# Information supplied start

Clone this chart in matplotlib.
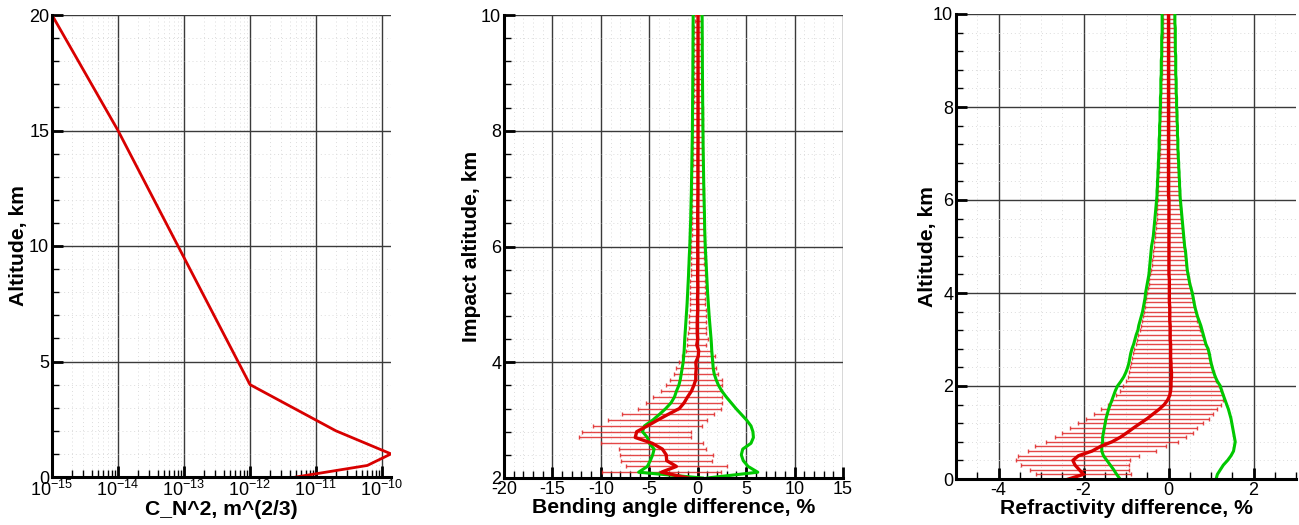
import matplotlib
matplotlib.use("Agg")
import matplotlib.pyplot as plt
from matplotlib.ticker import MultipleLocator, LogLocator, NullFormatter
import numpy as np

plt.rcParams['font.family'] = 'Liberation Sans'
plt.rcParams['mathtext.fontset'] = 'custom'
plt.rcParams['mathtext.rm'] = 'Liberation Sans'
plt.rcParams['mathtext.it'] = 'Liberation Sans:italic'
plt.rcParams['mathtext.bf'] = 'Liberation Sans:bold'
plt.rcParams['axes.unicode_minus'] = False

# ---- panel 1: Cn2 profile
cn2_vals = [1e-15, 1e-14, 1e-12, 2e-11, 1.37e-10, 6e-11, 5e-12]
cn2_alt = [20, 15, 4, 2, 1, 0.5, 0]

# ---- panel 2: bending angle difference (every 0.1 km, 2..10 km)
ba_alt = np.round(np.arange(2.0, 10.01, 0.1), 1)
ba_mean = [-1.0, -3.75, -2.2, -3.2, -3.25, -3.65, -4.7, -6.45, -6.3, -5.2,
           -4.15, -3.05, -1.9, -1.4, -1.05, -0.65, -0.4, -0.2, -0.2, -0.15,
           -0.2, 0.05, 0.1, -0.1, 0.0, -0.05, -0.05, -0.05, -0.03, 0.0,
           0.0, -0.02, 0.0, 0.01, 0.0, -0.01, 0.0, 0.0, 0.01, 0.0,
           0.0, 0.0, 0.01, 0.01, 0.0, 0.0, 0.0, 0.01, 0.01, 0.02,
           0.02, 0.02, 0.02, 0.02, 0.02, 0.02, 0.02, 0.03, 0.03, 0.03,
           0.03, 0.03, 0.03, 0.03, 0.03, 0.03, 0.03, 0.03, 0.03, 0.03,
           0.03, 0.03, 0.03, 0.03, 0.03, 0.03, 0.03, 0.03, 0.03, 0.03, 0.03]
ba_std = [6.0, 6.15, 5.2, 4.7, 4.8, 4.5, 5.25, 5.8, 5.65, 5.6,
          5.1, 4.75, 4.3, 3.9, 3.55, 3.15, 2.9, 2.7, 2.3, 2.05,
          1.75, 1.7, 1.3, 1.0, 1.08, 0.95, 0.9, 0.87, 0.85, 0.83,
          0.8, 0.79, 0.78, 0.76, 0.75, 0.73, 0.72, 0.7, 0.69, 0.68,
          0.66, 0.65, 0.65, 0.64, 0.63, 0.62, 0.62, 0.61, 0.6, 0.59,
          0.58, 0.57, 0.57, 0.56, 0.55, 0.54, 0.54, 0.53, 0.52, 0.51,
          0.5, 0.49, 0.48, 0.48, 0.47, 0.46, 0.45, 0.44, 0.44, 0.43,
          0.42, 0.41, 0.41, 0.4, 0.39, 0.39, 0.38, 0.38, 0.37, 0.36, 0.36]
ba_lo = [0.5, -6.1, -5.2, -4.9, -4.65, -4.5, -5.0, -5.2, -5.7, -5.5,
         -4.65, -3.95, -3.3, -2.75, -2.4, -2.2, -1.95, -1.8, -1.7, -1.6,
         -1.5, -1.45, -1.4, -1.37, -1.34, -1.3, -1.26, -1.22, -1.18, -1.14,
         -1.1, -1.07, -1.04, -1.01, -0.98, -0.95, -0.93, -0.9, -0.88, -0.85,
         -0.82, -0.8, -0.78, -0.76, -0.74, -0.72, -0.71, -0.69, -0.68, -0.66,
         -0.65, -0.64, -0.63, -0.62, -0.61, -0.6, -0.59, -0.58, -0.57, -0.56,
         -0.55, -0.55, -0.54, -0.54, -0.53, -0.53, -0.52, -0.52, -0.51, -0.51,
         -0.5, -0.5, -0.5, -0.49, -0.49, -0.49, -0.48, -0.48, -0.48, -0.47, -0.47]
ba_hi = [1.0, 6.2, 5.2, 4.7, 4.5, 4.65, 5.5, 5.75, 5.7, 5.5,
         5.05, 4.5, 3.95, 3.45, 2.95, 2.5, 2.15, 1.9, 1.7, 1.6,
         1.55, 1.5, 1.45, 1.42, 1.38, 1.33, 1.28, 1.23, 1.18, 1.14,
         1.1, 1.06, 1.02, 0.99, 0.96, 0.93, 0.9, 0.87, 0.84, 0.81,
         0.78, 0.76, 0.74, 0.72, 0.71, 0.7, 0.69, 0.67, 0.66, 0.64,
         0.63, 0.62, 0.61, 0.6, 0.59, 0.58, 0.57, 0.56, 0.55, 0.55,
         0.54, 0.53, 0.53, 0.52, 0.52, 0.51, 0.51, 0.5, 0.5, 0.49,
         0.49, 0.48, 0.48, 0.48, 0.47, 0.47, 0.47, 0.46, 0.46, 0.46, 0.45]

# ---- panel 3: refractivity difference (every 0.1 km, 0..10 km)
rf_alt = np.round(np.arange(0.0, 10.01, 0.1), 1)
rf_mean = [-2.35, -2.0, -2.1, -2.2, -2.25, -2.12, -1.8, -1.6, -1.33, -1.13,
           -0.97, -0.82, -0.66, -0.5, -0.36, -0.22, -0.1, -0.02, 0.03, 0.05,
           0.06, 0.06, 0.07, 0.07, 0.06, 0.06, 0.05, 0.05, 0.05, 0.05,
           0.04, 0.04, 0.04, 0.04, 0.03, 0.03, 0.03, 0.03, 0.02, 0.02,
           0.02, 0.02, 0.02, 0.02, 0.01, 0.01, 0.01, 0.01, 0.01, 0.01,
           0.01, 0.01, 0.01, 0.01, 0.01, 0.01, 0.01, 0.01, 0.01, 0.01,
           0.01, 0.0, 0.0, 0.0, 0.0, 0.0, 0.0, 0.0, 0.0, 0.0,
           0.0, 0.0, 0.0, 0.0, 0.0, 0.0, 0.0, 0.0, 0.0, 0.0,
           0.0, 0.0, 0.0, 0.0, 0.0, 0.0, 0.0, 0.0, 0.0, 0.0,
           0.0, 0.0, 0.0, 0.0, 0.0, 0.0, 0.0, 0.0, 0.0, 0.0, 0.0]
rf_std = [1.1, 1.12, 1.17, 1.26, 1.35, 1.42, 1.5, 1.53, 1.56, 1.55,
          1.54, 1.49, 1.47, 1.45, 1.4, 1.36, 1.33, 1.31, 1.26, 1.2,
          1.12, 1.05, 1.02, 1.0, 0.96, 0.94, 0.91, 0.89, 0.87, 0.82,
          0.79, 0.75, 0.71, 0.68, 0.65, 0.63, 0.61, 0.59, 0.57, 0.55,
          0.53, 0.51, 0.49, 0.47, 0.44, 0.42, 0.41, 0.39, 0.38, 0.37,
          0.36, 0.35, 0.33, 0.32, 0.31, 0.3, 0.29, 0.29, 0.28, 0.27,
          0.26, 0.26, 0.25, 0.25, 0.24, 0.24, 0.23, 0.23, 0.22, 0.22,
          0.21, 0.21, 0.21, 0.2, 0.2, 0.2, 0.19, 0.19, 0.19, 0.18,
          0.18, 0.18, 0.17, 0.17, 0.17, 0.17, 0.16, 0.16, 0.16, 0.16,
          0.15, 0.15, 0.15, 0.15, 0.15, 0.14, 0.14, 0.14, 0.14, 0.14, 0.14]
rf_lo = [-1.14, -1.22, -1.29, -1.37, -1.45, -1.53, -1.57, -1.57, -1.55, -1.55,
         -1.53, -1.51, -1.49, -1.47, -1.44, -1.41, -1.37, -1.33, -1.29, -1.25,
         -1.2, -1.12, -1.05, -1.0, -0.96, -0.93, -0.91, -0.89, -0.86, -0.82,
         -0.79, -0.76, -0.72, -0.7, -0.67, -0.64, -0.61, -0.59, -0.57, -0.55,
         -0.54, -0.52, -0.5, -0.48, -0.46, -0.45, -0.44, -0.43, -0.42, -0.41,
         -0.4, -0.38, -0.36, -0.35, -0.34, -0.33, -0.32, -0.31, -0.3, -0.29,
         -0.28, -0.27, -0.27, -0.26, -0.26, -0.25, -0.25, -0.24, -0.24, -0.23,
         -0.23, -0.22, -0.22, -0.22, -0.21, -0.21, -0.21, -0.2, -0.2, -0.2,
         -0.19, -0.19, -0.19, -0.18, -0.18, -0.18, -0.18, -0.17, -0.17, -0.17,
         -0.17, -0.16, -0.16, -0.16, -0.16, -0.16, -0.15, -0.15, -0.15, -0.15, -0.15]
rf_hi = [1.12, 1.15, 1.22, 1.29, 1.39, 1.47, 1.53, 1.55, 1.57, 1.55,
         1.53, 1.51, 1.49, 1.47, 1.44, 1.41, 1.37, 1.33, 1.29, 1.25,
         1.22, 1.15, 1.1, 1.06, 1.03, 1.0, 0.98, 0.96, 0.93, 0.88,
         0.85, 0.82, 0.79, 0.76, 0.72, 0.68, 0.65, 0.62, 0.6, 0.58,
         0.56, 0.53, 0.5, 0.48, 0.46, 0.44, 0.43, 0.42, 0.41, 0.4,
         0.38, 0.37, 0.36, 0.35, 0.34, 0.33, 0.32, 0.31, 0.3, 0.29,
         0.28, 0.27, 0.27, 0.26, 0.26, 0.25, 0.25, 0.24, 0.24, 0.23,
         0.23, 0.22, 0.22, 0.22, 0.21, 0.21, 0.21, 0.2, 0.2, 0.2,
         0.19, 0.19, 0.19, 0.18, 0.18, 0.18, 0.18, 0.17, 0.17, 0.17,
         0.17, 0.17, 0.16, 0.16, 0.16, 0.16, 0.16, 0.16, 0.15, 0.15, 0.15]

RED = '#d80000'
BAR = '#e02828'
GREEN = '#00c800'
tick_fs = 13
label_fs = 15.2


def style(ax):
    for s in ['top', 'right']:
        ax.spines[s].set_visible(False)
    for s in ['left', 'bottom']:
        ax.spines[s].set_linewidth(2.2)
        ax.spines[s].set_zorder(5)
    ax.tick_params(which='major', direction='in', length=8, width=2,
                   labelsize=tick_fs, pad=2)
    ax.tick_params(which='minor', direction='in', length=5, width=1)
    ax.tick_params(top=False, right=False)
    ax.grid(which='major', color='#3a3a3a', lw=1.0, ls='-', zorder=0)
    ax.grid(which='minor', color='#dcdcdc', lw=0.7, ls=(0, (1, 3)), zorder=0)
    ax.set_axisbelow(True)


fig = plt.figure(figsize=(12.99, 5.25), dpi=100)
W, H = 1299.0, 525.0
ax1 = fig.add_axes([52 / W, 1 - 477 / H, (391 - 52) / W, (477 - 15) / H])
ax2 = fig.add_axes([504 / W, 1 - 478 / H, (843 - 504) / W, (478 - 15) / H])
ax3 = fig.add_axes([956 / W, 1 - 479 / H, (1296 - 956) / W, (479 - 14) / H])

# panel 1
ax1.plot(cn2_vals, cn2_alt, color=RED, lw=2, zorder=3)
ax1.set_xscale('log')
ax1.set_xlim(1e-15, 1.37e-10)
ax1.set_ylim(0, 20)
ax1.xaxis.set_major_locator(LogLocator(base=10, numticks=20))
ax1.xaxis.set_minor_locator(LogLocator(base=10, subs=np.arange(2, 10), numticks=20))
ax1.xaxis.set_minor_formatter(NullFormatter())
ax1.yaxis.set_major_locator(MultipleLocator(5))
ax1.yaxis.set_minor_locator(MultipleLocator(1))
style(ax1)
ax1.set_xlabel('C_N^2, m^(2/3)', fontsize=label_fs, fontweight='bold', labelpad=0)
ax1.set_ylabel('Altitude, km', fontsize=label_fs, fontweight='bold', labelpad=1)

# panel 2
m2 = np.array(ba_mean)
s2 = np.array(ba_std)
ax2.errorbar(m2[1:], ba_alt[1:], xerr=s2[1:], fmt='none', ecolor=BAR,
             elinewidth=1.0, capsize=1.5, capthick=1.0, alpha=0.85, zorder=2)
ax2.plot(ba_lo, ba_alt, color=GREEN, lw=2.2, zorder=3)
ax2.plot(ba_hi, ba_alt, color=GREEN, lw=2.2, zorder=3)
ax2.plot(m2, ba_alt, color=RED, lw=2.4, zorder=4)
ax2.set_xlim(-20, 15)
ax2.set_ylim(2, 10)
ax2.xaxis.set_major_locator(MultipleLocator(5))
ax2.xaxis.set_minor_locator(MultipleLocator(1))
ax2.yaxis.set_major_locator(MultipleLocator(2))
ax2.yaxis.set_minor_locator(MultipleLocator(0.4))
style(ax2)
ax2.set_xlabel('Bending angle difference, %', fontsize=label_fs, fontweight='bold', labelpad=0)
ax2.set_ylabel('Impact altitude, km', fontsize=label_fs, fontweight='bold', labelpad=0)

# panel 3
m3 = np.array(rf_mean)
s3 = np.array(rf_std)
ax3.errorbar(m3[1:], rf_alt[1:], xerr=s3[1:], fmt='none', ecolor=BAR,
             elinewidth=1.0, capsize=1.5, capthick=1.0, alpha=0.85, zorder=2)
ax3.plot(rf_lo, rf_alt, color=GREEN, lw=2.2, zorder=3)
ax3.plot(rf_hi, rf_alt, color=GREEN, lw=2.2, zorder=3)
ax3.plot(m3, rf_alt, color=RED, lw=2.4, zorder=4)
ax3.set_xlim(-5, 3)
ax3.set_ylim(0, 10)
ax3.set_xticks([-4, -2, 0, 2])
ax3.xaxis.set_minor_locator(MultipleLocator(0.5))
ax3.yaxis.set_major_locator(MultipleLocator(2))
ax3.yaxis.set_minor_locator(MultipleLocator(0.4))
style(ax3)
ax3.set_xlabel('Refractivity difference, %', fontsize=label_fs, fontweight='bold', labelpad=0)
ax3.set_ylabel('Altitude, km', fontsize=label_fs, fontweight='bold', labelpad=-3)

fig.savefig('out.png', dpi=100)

# Information supplied end
# Information supplied start

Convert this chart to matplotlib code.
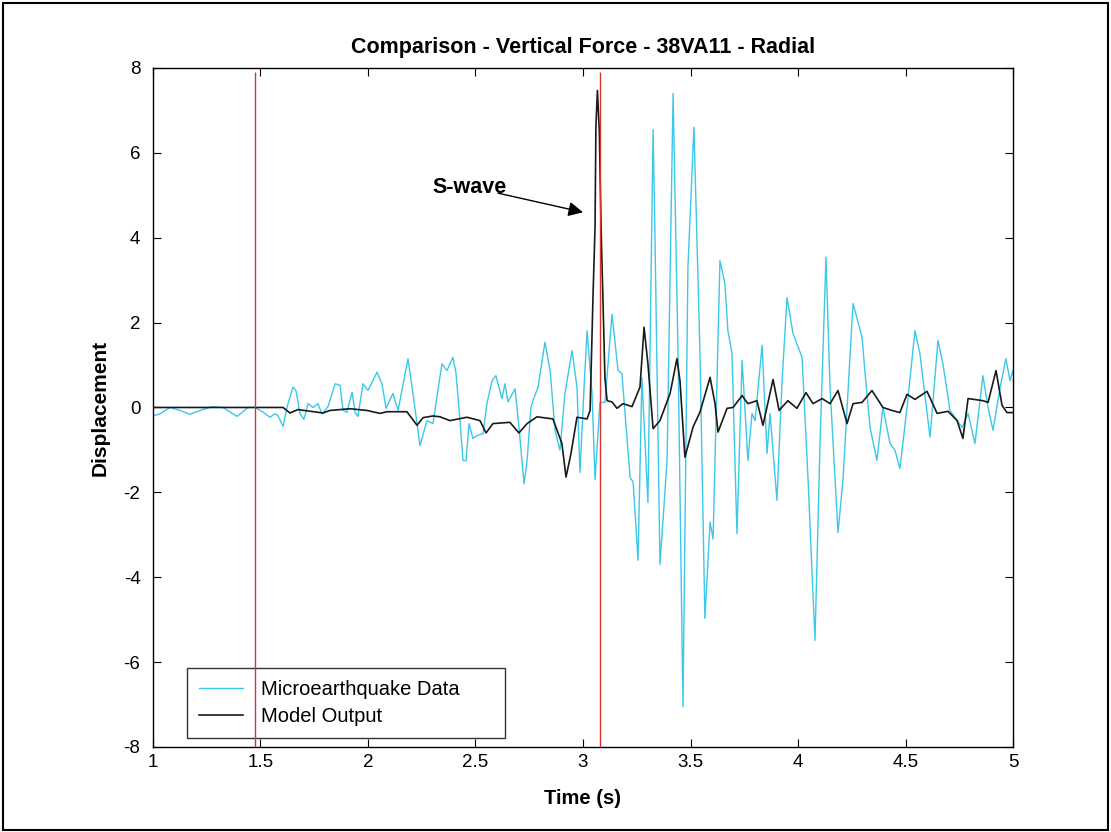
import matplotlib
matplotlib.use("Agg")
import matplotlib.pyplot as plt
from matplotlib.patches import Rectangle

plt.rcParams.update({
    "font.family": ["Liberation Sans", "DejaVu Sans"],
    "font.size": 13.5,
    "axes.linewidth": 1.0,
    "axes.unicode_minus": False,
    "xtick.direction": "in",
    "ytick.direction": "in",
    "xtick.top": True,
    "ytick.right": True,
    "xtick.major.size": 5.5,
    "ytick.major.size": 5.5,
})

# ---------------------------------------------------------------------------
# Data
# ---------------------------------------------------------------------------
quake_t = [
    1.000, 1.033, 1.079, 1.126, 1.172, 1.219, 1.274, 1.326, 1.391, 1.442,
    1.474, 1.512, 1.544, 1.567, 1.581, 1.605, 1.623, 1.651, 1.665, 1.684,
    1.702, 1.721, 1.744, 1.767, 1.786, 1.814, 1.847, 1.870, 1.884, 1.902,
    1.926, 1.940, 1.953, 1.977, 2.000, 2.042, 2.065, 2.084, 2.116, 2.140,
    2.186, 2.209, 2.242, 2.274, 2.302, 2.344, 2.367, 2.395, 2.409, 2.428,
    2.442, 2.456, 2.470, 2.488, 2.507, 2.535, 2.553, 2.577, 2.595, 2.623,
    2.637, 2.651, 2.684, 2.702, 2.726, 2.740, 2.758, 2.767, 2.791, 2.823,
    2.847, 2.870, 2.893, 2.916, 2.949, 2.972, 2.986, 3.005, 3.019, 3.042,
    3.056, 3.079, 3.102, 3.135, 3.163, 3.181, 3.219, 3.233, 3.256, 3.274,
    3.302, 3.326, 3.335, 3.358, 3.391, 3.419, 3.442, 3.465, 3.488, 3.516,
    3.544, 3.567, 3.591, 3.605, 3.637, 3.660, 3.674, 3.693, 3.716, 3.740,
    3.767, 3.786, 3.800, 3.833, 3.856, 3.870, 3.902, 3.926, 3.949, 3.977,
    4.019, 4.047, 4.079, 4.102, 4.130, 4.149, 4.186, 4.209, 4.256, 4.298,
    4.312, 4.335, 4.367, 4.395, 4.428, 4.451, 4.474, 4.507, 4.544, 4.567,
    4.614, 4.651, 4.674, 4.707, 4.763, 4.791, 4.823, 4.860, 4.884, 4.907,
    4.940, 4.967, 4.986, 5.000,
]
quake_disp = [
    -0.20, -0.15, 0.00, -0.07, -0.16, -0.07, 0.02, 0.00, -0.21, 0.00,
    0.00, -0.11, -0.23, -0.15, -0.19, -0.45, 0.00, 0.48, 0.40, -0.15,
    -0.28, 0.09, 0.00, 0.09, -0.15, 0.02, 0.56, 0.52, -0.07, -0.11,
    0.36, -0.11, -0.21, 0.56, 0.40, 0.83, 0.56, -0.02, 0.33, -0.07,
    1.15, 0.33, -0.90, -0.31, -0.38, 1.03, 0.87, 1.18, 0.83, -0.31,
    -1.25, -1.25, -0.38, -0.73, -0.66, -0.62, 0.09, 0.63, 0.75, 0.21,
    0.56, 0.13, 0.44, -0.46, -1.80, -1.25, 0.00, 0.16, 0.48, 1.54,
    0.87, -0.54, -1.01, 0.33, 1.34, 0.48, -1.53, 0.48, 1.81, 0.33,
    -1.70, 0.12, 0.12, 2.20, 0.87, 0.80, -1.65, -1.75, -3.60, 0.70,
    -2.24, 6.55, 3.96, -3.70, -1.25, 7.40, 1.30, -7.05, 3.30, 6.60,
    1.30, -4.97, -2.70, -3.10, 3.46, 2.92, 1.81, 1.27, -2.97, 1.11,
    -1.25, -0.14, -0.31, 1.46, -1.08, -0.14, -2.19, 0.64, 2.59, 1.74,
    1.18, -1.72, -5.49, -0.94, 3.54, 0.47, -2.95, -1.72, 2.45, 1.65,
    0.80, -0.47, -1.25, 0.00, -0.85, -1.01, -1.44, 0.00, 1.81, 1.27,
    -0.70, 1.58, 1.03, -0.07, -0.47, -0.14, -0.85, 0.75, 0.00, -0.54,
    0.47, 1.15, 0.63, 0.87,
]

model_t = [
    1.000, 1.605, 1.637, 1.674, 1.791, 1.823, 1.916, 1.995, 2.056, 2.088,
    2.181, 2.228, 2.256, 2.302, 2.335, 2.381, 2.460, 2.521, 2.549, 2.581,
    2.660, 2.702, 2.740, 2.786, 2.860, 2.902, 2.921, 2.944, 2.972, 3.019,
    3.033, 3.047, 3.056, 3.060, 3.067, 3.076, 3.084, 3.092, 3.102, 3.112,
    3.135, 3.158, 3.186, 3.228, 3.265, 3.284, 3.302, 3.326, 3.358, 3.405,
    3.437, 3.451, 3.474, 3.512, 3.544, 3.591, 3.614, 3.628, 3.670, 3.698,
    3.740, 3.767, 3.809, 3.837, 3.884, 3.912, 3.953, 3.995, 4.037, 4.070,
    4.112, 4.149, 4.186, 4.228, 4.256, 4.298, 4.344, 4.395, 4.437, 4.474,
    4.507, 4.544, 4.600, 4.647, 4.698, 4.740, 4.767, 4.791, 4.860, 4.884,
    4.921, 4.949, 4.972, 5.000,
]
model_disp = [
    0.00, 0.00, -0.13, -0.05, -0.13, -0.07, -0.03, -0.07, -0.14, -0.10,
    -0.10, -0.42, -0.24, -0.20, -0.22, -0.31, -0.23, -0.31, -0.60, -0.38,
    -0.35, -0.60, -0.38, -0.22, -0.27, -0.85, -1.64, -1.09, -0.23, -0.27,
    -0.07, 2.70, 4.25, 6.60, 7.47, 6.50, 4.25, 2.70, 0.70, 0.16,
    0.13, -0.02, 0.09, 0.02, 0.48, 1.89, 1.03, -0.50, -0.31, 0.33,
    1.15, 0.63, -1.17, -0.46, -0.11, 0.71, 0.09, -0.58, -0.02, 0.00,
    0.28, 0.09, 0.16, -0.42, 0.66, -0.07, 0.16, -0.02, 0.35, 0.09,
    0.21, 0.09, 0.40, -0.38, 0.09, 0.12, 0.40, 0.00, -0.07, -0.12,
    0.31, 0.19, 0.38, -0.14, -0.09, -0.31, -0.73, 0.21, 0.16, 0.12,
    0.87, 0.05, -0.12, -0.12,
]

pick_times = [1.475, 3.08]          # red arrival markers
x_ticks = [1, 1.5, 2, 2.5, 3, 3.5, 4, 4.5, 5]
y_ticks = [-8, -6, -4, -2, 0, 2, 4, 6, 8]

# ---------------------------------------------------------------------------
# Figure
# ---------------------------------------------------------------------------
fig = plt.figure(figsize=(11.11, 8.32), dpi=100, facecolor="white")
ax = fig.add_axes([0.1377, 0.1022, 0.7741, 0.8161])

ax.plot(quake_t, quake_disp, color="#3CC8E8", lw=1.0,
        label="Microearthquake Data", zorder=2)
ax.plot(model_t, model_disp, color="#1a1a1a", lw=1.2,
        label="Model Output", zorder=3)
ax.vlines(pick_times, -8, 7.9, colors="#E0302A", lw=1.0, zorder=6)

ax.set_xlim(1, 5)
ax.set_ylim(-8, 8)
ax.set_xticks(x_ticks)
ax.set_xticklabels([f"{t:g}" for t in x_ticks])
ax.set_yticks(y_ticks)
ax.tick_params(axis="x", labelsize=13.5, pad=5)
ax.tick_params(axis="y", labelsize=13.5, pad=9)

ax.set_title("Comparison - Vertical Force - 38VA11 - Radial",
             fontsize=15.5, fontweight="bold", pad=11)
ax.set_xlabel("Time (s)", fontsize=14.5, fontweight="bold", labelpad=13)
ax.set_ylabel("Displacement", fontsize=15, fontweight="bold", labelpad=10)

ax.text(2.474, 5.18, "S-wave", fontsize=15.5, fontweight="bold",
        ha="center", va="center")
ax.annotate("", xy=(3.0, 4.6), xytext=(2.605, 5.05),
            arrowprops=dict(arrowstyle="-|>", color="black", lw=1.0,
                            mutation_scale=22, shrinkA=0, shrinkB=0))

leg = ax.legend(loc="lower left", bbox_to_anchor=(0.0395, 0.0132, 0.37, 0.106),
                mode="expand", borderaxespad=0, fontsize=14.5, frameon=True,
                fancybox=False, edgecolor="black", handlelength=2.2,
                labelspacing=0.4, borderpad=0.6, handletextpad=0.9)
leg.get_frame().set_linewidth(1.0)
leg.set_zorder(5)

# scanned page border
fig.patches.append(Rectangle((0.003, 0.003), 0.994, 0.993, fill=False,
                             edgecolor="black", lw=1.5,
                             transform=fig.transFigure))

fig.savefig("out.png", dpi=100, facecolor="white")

# Information supplied end

**Objective**
Pick out all the lines with the word "matplotlib" in them and copy them.

**Right answer**
Clone this chart in matplotlib.
import matplotlib
matplotlib.use("Agg")
import matplotlib.pyplot as plt
from matplotlib.ticker import MultipleLocator, LogLocator, NullFormatter
Convert this chart to matplotlib code.
import matplotlib
matplotlib.use("Agg")
import matplotlib.pyplot as plt
from matplotlib.patches import Rectangle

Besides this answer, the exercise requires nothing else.